Abzhanov’s goal is to understand the molecular basis for a major transition in evolution. It’s not to create chickens with dinosaur snouts, so the genetically modified chicken embryos were never hatched.

With additional research, a chicken’s entire face could be gradually reverted to its ancestral condition. There are other scientists currently performing similar research but looking at tails, wings, feathers, and feet, to try to understand how genes change each specific characteristic. 

Do We Really Want to Bring T-Rex Back?

It’d be much simpler to answer all our questions about prehistoric life by observing it in the flesh, but we’re all too familiar with the violent success that was Michael Crichton’s Jurassic Park. Without even mentioning the ethical implications of cloning an extinct species, there are other reasons it’s probably not the best idea.

It’s impossible to predict all the potential consequences of raising an extinct species from the dead. Doing so could have a profoundly detrimental effect on modern species, or open up new pathways for the evolution of dangerous zoonotic diseases.

Thankfully, we can all sleep soundly because science is still a long way from even approaching the ability to hatch a T-Rex from a chicken egg. Plus, cloning dinosaurs isn’t the purpose of Abzhanov’s research.
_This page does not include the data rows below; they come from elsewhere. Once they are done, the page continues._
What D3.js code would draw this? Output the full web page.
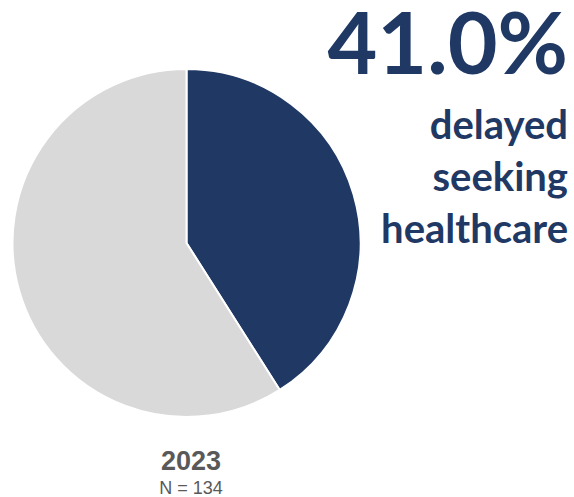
<!DOCTYPE html>
<html>
<head>
<meta charset="utf-8">
<script src="https://cdn.jsdelivr.net/npm/d3@7/dist/d3.min.js"></script>
<style>
  html, body { margin: 0; padding: 0; background: #ffffff; }
  svg { display: block; }
</style>
</head>
<body>
<svg id="chart" width="574" height="497"></svg>
<script>
// Share of respondents, 2023
const categories = ["Delayed seeking healthcare", "Did not delay"];
const values = [41.0, 59.0];
const colors = ["#1f3864", "#d9d9d9"];
const headline = "41.0%";
const captionLines = ["delayed", "seeking", "healthcare"];
const yearLabel = "2023";
const sampleLabel = "N = 134";

const svg = d3.select("#chart");
const cx = 186.5, cy = 243, radius = 174;

const pie = d3.pie().sort(null).value(d => d.value);
const arc = d3.arc().innerRadius(0).outerRadius(radius);
const data = categories.map((c, i) => ({ category: c, value: values[i], color: colors[i] }));

svg.append("g")
  .attr("transform", `translate(${cx},${cy})`)
  .selectAll("path")
  .data(pie(data))
  .join("path")
  .attr("d", arc)
  .attr("fill", d => d.data.color)
  .attr("stroke", "#ffffff")
  .attr("stroke-width", 2)
  .attr("stroke-linejoin", "round");

// Headline figure and caption on the right
svg.append("text")
  .attr("x", 568).attr("y", 74)
  .attr("text-anchor", "end")
  .attr("font-family", "Lato, 'Open Sans', sans-serif")
  .attr("font-weight", 700)
  .attr("font-size", 86)
  .attr("fill", "#1f3864")
  .text(headline);

svg.append("g")
  .selectAll("text")
  .data(captionLines)
  .join("text")
  .attr("x", 568)
  .attr("y", (d, i) => 139 + i * 52)
  .attr("text-anchor", "end")
  .attr("font-family", "Lato, 'Open Sans', sans-serif")
  .attr("font-weight", 700)
  .attr("font-size", 40)
  .attr("fill", "#1f3864")
  .text(d => d);

// Year and sample size below the pie
svg.append("text")
  .attr("x", 191).attr("y", 470)
  .attr("text-anchor", "middle")
  .attr("font-family", "'Liberation Sans', Arial, sans-serif")
  .attr("font-weight", 700)
  .attr("font-size", 27)
  .attr("fill", "#595959")
  .text(yearLabel);

svg.append("text")
  .attr("x", 191).attr("y", 494)
  .attr("text-anchor", "middle")
  .attr("font-family", "'Liberation Sans', Arial, sans-serif")
  .attr("font-size", 18)
  .attr("fill", "#595959")
  .text(sampleLabel);
</script>
</body>
</html>
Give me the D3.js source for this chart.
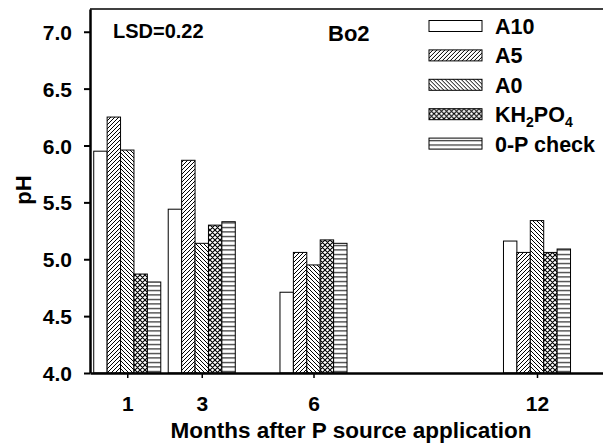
<!DOCTYPE html>
<html>
<head>
<meta charset="utf-8">
<script src="https://cdn.jsdelivr.net/npm/d3@7"></script>
<style>
  body { margin: 0; background: #fff; }
  text { font-family: "Liberation Sans", Arial, sans-serif; font-weight: bold; fill: #000; }
</style>
</head>
<body>
<script>
// chart data
var months = [1, 3, 6, 12];
var seriesNames = ["A10", "A5", "A0", "KH2PO4", "0-P check"];
var A10 = [5.95, 5.44, 4.71, 5.16];
var A5 = [6.25, 5.87, 5.06, 5.06];
var A0 = [5.96, 5.14, 4.95, 5.34];
var KH2PO4 = [4.87, 5.30, 5.17, 5.06];
var check0P = [4.80, 5.33, 5.14, 5.09];
var yTicks = [4.0, 4.5, 5.0, 5.5, 6.0, 6.5, 7.0];

var allSeries = [A10, A5, A0, KH2PO4, check0P];
var fills = ["#fff", "url(#pA5)", "url(#pA0)", "url(#pKH)", "url(#pCheck)"];

var width = 603, height = 447;
var marginLeft = 90, plotTop = 9, plotBottom = 373;

var svg = d3.select("body").append("svg")
    .attr("width", width)
    .attr("height", height);

// hatch patterns
var defs = svg.append("defs");
function pattern(id, w, h, d, sw) {
  var p = defs.append("pattern")
      .attr("id", id)
      .attr("patternUnits", "userSpaceOnUse")
      .attr("width", w).attr("height", h);
  p.append("rect").attr("width", w).attr("height", h).attr("fill", "#fff");
  p.append("path").attr("d", d).attr("stroke", "#000").attr("stroke-width", sw).attr("fill", "none");
}
pattern("pA5", 4, 4, "M-1,1 l2,-2 M0,4 l4,-4 M3,5 l2,-2", 1);
pattern("pA0", 4, 4, "M-1,3 l2,2 M0,0 l4,4 M3,-1 l2,2", 1);
pattern("pKH", 5, 5, "M-1,1 l2,-2 M0,5 l5,-5 M4,6 l2,-2 M-1,4 l2,2 M0,0 l5,5 M4,-1 l2,2", 1.1);
pattern("pCheck", 4, 4.5, "M0,2.5 H4", 1);

var x = d3.scaleLinear().domain([0, 14]).range([marginLeft, marginLeft + 14 * 37.25]);
var y = d3.scaleLinear().domain([4.0, 7.2]).range([plotBottom, plotTop]);
var bw = x(0.36) - x(0);

// bars
var groups = svg.selectAll("g.series")
    .data(allSeries)
    .enter().append("g")
    .attr("class", "series");

groups.each(function(vals, si) {
  d3.select(this).selectAll("rect")
    .data(vals)
    .enter().append("rect")
    .attr("x", function(d, i) { return x(months[i]) + (si - 2.5) * bw; })
    .attr("y", function(d) { return y(d); })
    .attr("width", bw)
    .attr("height", function(d) { return y(4.0) - y(d); })
    .attr("fill", fills[si])
    .attr("stroke", "#000")
    .attr("stroke-width", 1);
});

// frame top line, right side runs off the picture
svg.append("line")
    .attr("x1", marginLeft).attr("x2", width)
    .attr("y1", plotTop).attr("y2", plotTop)
    .attr("stroke", "#000").attr("stroke-width", 1.5);

// axes
var yAxis = svg.append("g")
    .attr("transform", "translate(" + marginLeft + ",0)")
    .call(d3.axisLeft(y).tickValues(yTicks).tickFormat(d3.format(".1f")).tickSize(6).tickSizeOuter(0).tickPadding(12));
yAxis.select(".domain").attr("stroke-width", 2.5);
yAxis.selectAll(".tick line").attr("stroke-width", 2);
yAxis.selectAll(".tick text")
    .attr("font-size", 21)
    .attr("dy", "0.36em");

var xAxis = svg.append("g")
    .attr("transform", "translate(0," + plotBottom + ")")
    .call(d3.axisBottom(x).tickValues(months).tickSize(5).tickSizeOuter(0).tickPadding(8));
xAxis.select(".domain").attr("stroke-width", 2.5);
xAxis.selectAll(".tick line").attr("stroke-width", 1.5);
xAxis.selectAll(".tick text")
    .attr("font-size", 21)
    .attr("y", 38).attr("dy", 0);
svg.selectAll(".domain").attr("stroke", "#000");
svg.selectAll(".tick line").attr("stroke", "#000");
svg.selectAll(".tick text").attr("font-family", null);

// titles
svg.append("text")
    .attr("x", 351).attr("y", 438)
    .attr("text-anchor", "middle")
    .attr("font-size", 22.5)
    .text("Months after P source application");

svg.append("text")
    .attr("transform", "translate(31,190) rotate(-90)")
    .attr("text-anchor", "middle")
    .attr("font-size", 22)
    .text("pH");

svg.append("text")
    .attr("x", 113).attr("y", 37.5)
    .attr("font-size", 20)
    .text("LSD=0.22");

svg.append("text")
    .attr("x", 328).attr("y", 40.5)
    .attr("font-size", 22)
    .text("Bo2");

// legend
var legend = svg.selectAll("g.legend")
    .data(seriesNames)
    .enter().append("g")
    .attr("class", "legend")
    .attr("transform", function(d, i) { return "translate(429," + (20.5 + i * 29.4) + ")"; });

legend.append("rect")
    .attr("width", 53).attr("height", 11)
    .attr("fill", function(d, i) { return fills[i]; })
    .attr("stroke", "#000").attr("stroke-width", 1);

legend.append("text")
    .attr("x", 66).attr("y", 13.5)
    .attr("font-size", 21.5)
    .each(function(d) {
      var t = d3.select(this);
      if (d === "KH2PO4") {
        t.append("tspan").text("KH");
        t.append("tspan").attr("font-size", 14).attr("dy", 5).text("2");
        t.append("tspan").attr("dy", -5).text("PO");
        t.append("tspan").attr("font-size", 14).attr("dy", 5).text("4");
      } else {
        t.text(d);
      }
    });
</script>
</body>
</html>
Dinosaur DNA is still here; it’s been passed on by the very process of life itself. Abzhanov’s research is about appreciating the incredible legacy we all carry inside ourselves. Ultimately, the knowledge gained from this research could help scientists crack the code for all DNA.

People, animals, and even plants, all hold billions of years of evolution in our cells, veritable tomes of genetic history. By seeking to understand the incredible complexity of all this, we can begin to develop new technologies.

The knowledge gained from this research could help scientists crack the code for all DNA.

Practical applications of the information gained through researching genetic evolution could include engineering better livestock and crops, treating congenital conditions, preventing genetic diseases, and curing other developmental disorders.

With more research like Abzhanov’s, scientists might eventually be able to map out precisely how DNA produces the sophisticated biology within us. If genetic science reaches this level of transparency, the possibilities for modification and creation will only be limited by our imaginations.